Some way, somehow, we’ve come to this deeper level of understanding. Husband can tell when I’m just grumpy from a long day of commuting or actually sad from a discouraging day with clients (the crying in the bathroom is usually a clue). I can distinguish between Husband’s moods to know if they are a result of being tired from working 12 hours or if they are coming from feeling stressed about his future residency options (again, the stress rash usually provides a strong hint).
For the first time since we were married, I’ve realized that I have something to lose if Husband and I were not together. Of course, I never wanted to lose Husband, but I think I held on to some source of independence and an attitude of “I’ll still be fine on my own.” But this year has really shown a transition to interdependence. I rely on Husband and our teamwork is essential to my personal, professional, and married self. Together, we do more than I could ever do on my own. I think that bothered me for a little while, but it doesn’t now. I’m not fighting against it. I’m embracing it. And I’m thankful and amazed and mystified.
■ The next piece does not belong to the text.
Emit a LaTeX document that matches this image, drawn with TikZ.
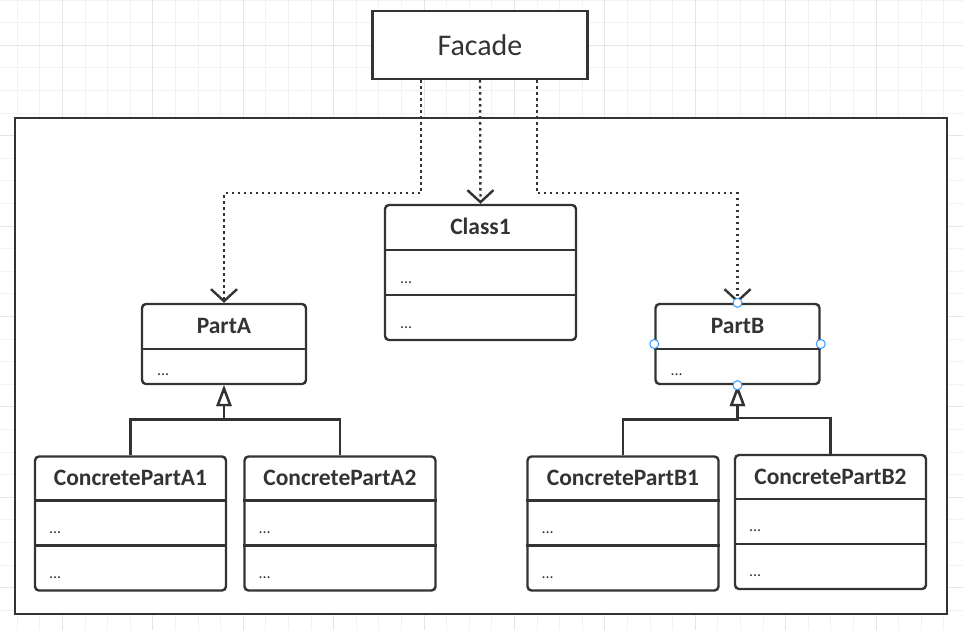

I mentioned third year has been full of questions. They’ve also included thoughts, like “What would our lives be like if we hadn’t met?” and “How do we get to be so happy when other people are so unhappy?” and “Why are we the lucky ones?” I can guess that it’s things like the unchangeable time and place of our births, our mutual attraction to intelligence, our shared values, the prayers of our parents, and our annoying persistence, but I really don’t know. Maybe it wouldn’t be as fun if I had figured it all out already. Maybe our rough times are twenty years down the road. Maybe the billions of factors throughout time and space that brought us together need no more explanation. Maybe it’s nice to have a little mystery.
I keep telling people that 2018 is our BIG year with comprehensive exams, board exams, mission trips, away rotations, dissertation proposals, and residency applications, but I really know that EVERY year is a “big” year with the potential for career decisions and new houses and babies and family drama. I’ll take it, though. A little mystery and interdependence can go a long way.
I can’t wait to see what happens next. 4th year of marriage, here we come!